As many Conservatives feared, the government’s fiasco over the Owen Paterson affair is giving traction to accusations of “Tory sleaze”. You can argue whether Mr Paterson’s conduct actually merits this description, but a fair appreciation of the facts matters little in this kind of rough and tumble – a rough and tumble that Conservatives are only too happy to indulge in when it is to their advantage. And in any case there have been other examples of dubious behaviour. The Conservative opinion poll lead is evaporating. This must give Labour some badly needed hope. But capitalising on this issue will be tricky.
Labour does come at this with some advantages. They are much less sleazy than the Conservatives, having been out of national power for eleven years. Their MPs tend not to have well-paid consultancies. The government won’t let them award peerages to donors, removing the temptation to do so, and so on. Better still, their leader, Sir Keir Starmer, looks the model of personal integrity, even if he is a bit pompous with it. But for all that, Labour has been slow to see much poll benefit. The Conservative poll share is falling, but Labour’s does not seem to be rising, or not by much. The most conspicuous beneficiary in the most recent poll are the Greens. The Greens have very little prospect under the current electoral system, so in any general election their vote will get squeezed away. A lot of that squeeze is likely to go back to the Conservatives, such is the fear so many people have of voting Labour.
What is the problem? The party’s reputation can be tainted by two lines of attack. The first is that they will be no better in if they win power – “they’re all the same” – capitalising on the public’s general cynicism over politicians. Labour’s record when it was last in power wasn’t particularly clean by British standards. They needed big money donors, some of whom ended up with peerages, or, apparently, other favours; many of their MPs indulged in dubious expense claims. Former leader Tony Blair seemed a bit too relaxed about such things – though his successor Gordon Brown had a stronger reputation. The other line of attack is that the party is being taken over by the far left; their politicians are not beholden to big money, but they might have a tendency to think that the ends justify the means, and play fast and loose with the rules in other ways. And, of course, hard left parties are open to other lines of attack that might drive under decided voters away.
Labour has another problem. They are not articulating clear policies that would make British politics cleaner, beyond vague promises of tightening up the existing regime. They have suggested that MPs should not be allowed to take on paid consultancies. But they won’t suggest that second jobs will not be allowed – as at least one of their number is an emergency doctor, and they like to make the claims to sainthood that such a role allows – and doubtless there are other examples of “real world” jobs that enhance an MP’s job. Besides, all this is just tweaking at the edges, and would hardly make it harder for powerful business interests to get undue influence.

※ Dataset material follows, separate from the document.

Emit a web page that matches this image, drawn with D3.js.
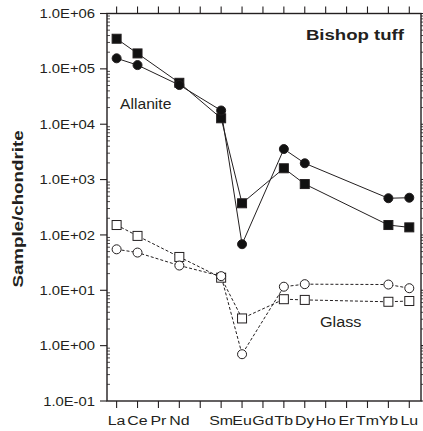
<!DOCTYPE html>
<html>
<head>
<meta charset="utf-8">
<script src="https://cdn.jsdelivr.net/npm/d3@7/dist/d3.min.js"></script>
<style>
  html, body { margin: 0; padding: 0; background: #fff; }
  svg { display: block; font-family: "Liberation Sans", Arial, sans-serif; }
</style>
</head>
<body>
<svg id="chart" width="423" height="431"></svg>
<script>
// Rare earth elements, La..Lu (Pm kept as a slot but not labelled)
const elements = ["La", "Ce", "Pr", "Nd", "Pm", "Sm", "Eu", "Gd", "Tb", "Dy", "Ho", "Er", "Tm", "Yb", "Lu"];
const elementLabels = ["La", "Ce", "Pr", "Nd", "", "Sm", "Eu", "Gd", "Tb", "Dy", "Ho", "Er", "Tm", "Yb", "Lu"];

// Chondrite-normalised abundances (null = not analysed)
const allaniteSquares = [3.5e5, 1.9e5, null, 5.6e4, null, 1.28e4, 373, null, 1600, 830, null, null, null, 151, 137];
const allaniteCircles = [1.55e5, 1.17e5, null, 5.1e4, null, 1.77e4, 68, null, 3560, 1970, null, null, null, 460, 470];
const glassSquares = [151, 96, null, 40, null, 16.9, 3.1, null, 6.9, 6.7, null, null, null, 6.2, 6.4];
const glassCircles = [55, 48, null, 28, null, 18, 0.7, null, 11.6, 12.9, null, null, null, 12.7, 10.9];

const yTickValues = [1e-1, 1e0, 1e1, 1e2, 1e3, 1e4, 1e5, 1e6];
const yTickLabels = ["1.0E-01", "1.0E+00", "1.0E+01", "1.0E+02", "1.0E+03", "1.0E+04", "1.0E+05", "1.0E+06"];

const svg = d3.select("#chart");
const plotLeft = 107, plotRight = 421, plotTop = 13.5, plotBottom = 401;
const ink = "#231f20";

const x = d3.scaleLinear().domain([-0.46, 14.56]).range([plotLeft, plotRight]);
const y = d3.scaleLog().domain([0.1, 1e6]).range([plotBottom, plotTop]);

// text drawn slightly widened along its baseline
function label(parent, px, py, str, size, opts = {}) {
  const sx = opts.sx || 1.17;
  const rot = opts.rotate ? ` rotate(${opts.rotate})` : "";
  return parent.append("text")
    .attr("transform", `translate(${px},${py})${rot} scale(${sx},1)`)
    .attr("text-anchor", opts.anchor || "start")
    .attr("font-size", size)
    .attr("font-weight", opts.bold ? "bold" : null)
    .attr("fill", ink)
    .text(str);
}

// minor log ticks
const minor = [];
for (let e = -1; e < 6; e++) for (let m = 2; m <= 9; m++) minor.push(m * Math.pow(10, e));

// left axis: major ticks outward with labels, minor ticks inward
const leftAxis = svg.append("g").attr("transform", `translate(${plotLeft},0)`);
leftAxis.selectAll("line.maj").data(yTickValues).join("line")
  .attr("x1", -7).attr("x2", 0)
  .attr("y1", d => y(d)).attr("y2", d => y(d))
  .attr("stroke", ink).attr("stroke-width", 1.1);
leftAxis.selectAll("line.min").data(minor).join("line")
  .attr("x1", 0).attr("x2", 3)
  .attr("y1", d => y(d)).attr("y2", d => y(d))
  .attr("stroke", ink).attr("stroke-width", 0.8);
yTickValues.forEach((v, i) => label(leftAxis, -12, y(v) + 4.6, yTickLabels[i], 13, { anchor: "end", sx: 1.14 }));

// right axis: ticks outward
const rightAxis = svg.append("g").attr("transform", `translate(${plotRight},0)`);
rightAxis.selectAll("line.maj").data(yTickValues).join("line")
  .attr("x1", 0).attr("x2", 7)
  .attr("y1", d => y(d)).attr("y2", d => y(d))
  .attr("stroke", ink).attr("stroke-width", 1.1);
rightAxis.selectAll("line.min").data(minor).join("line")
  .attr("x1", 0).attr("x2", 4)
  .attr("y1", d => y(d)).attr("y2", d => y(d))
  .attr("stroke", ink).attr("stroke-width", 0.8);

// bottom and top axes: element ticks outward
const idx = d3.range(elements.length);
const bottomAxis = svg.append("g").attr("transform", `translate(0,${plotBottom})`);
bottomAxis.selectAll("line").data(idx).join("line")
  .attr("x1", d => x(d)).attr("x2", d => x(d))
  .attr("y1", 0).attr("y2", 7)
  .attr("stroke", ink).attr("stroke-width", 1.1);
idx.forEach(i => label(bottomAxis, x(i), 23.5, elementLabels[i], 13.5, { anchor: "middle", sx: 1.18 }));

const topAxis = svg.append("g").attr("transform", `translate(0,${plotTop})`);
topAxis.selectAll("line").data(idx).join("line")
  .attr("x1", d => x(d)).attr("x2", d => x(d))
  .attr("y1", 0).attr("y2", -7)
  .attr("stroke", ink).attr("stroke-width", 1.1);

// frame
svg.append("rect")
  .attr("x", plotLeft).attr("y", plotTop)
  .attr("width", plotRight - plotLeft).attr("height", plotBottom - plotTop)
  .attr("fill", "none").attr("stroke", ink).attr("stroke-width", 1.4);

// series
const series = [
  { values: glassSquares, shape: "square", filled: false, dashed: true },
  { values: glassCircles, shape: "circle", filled: false, dashed: true },
  { values: allaniteSquares, shape: "square", filled: true, dashed: false },
  { values: allaniteCircles, shape: "circle", filled: true, dashed: false }
];

const line = d3.line().x(d => x(d.i)).y(d => y(d.v));

series.forEach(s => {
  const pts = s.values.map((v, i) => ({ i, v })).filter(d => d.v != null);
  svg.append("path").datum(pts)
    .attr("d", line)
    .attr("fill", "none").attr("stroke", ink).attr("stroke-width", 1)
    .attr("stroke-dasharray", s.dashed ? "3,2" : null);
});

series.forEach(s => {
  const pts = s.values.map((v, i) => ({ i, v })).filter(d => d.v != null);
  const g = svg.append("g");
  if (s.shape === "square") {
    g.selectAll("rect").data(pts).join("rect")
      .attr("x", d => x(d.i) - 4.5).attr("y", d => y(d.v) - 4.5)
      .attr("width", 9).attr("height", 9)
      .attr("fill", s.filled ? "#111" : "#fff")
      .attr("stroke", ink).attr("stroke-width", 1);
  } else {
    g.selectAll("circle").data(pts).join("circle")
      .attr("cx", d => x(d.i)).attr("cy", d => y(d.v))
      .attr("r", 4.5)
      .attr("fill", s.filled ? "#111" : "#fff")
      .attr("stroke", ink).attr("stroke-width", 1);
  }
});

// annotations
label(svg, 404, 40, "Bishop tuff", 15.5, { anchor: "end", bold: true, sx: 1.2 });
label(svg, 120, 109, "Allanite", 14, { sx: 1.12 });
label(svg, 320, 327, "Glass", 14.5, { sx: 1.12 });

// y-axis title
label(svg, 23, 209, "Sample/chondrite", 15, { anchor: "middle", bold: true, rotate: -90, sx: 1.25 });
</script>
</body>
</html>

What is needed is something much more eye-catching. An obvious policy is the abolition of the House of Lords, perhaps with its replacement by an elected second chamber. The Lords are already over-large and over-used for patronage; the government is in the process of making things much worse by creating even more peers, of which large party donors will undoubtedly feature heavily; that could give the idea public traction. A second idea is to reform the electoral system for the House of Commons. Nothing is more annoying than Conservative claims that it is up to constituents to judge the behaviour of their MPs, when most voters quite rationally think that party label is more important – and most MPs hold safe seats anyway. Behaviour has to be pretty extreme for an MP to lose his seat, and usually the opposition has to be pretty canny too. Actually electoral reform would not necessarily deliver a better system; proportional systems can produce their own safe seats (though not the Single Transferable Vote, which requires multiple-member constituencies). But it’s a real change that would make established politicians uncomfortable – and it can prove a focus for a public wish to make a real change to politics. The is exactly what happened in New Zealand in 1993.
But Labour has a credibility problem when proposing such policies, which go to the root of why people distrust it. When the party has had the opportunity, they have done little to progress either Lords reform or electoral reform. The New Labour government from 1997 to 2010 made some important reforms to both, but none that changed the system radically, to tackle patronage appointments or safe seats, for example. When the Conservative-Liberal Democrat coalition of 2010 to 2015 proposed much more significant reforms (in some cases not far from Labour’s 2010 manifesto), Labour undermined them because they did not want the governing parties (and especially the Lib Dems) to get any of the kudos; party advantage came first. Besides, the Leninists on the party’s left probably quite like the opportunities conferred by the current system to create an elective dictatorship. Big constitutional changes are tricky to push through, so the public would be right to question Labour’s determination to make changes when things got a bit rough.
What would give Labour a much better chance of showing that it really wants to change things is to form a cross-party alliance. This would need to include the Liberal Democrats, who have their own credibility issues after the coalition, but who are locally strong in places, and the Greens, who have the momentum. Bringing Scottish and Welsh nationalists into the picture would add even more credibility, but would be much harder. This would have the added benefit of making things easier after the election if neither the Conservatives nor Labour won a majority – which looks more probable than Labour winning a majority on its own.
Alas Sir Keir shows no sign at all that he has either the courage or the imagination to take such a path. The result of that is that the business of British politics will carry on much as normal for many years to come.